Jo Andrews is Director of the Sigrid Rausing Trust. She can be contacted at info@srtrust.org

For more information
The Turkey Fund can be contacted in English or Turkish at andrew@global-dialogue.eu and nurcan@global-dialogue.eu.

The Mexico Fund can be contacted at jim@angelicafoundation.org

See http://www.sigrid-rausing-trust.org

Comment – David Bonbright

One must applaud the Sigrid Rausing Trust’s ambition to tackle the challenge of investing in local groups across the world without local staff. Theirs is surely one of the potentially best and highest impact approaches to international grantmaking. It carries risks, of course, but these will be mitigated as other donors come into the funds. Rausing can also tap into, and contribute to, the wealth of experience accumulated by the growing number of global funds that have emerged in the past 25 years.

Two lines of question went through my mind as I read Jo Andrews’ short piece. One relates to local ownership. The funds are legally established in the UK, with a mix of international and local leadership. The Mexico fund, for example, has staff in Mexico and the Fund in the UK. How will these dynamics shape the extent and quality of indigenous ownership and leadership?

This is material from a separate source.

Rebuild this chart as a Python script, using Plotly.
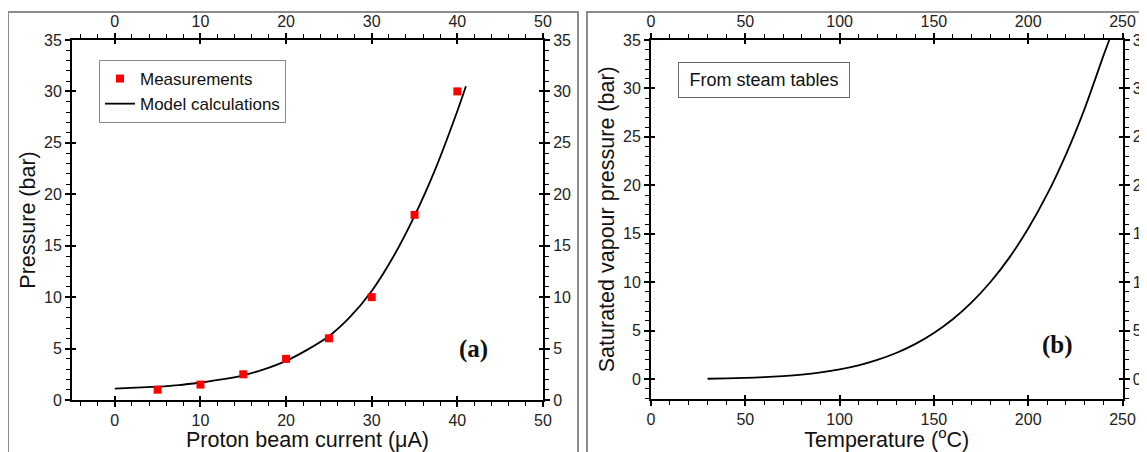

My second question relates to promoting ‘international standards of grantmaking’ and keeping administrative costs below 10 per cent. My hubris detector starts jumping when grantmakers start talking about ‘international standards’, and talk about keeping overheads low always worries me. How is ‘administration’ defined? Ten per cent sounds low for making small grants. What about monitoring, evaluation and reporting – aka ‘learning’? Perhaps these costs are not included in ‘administration’?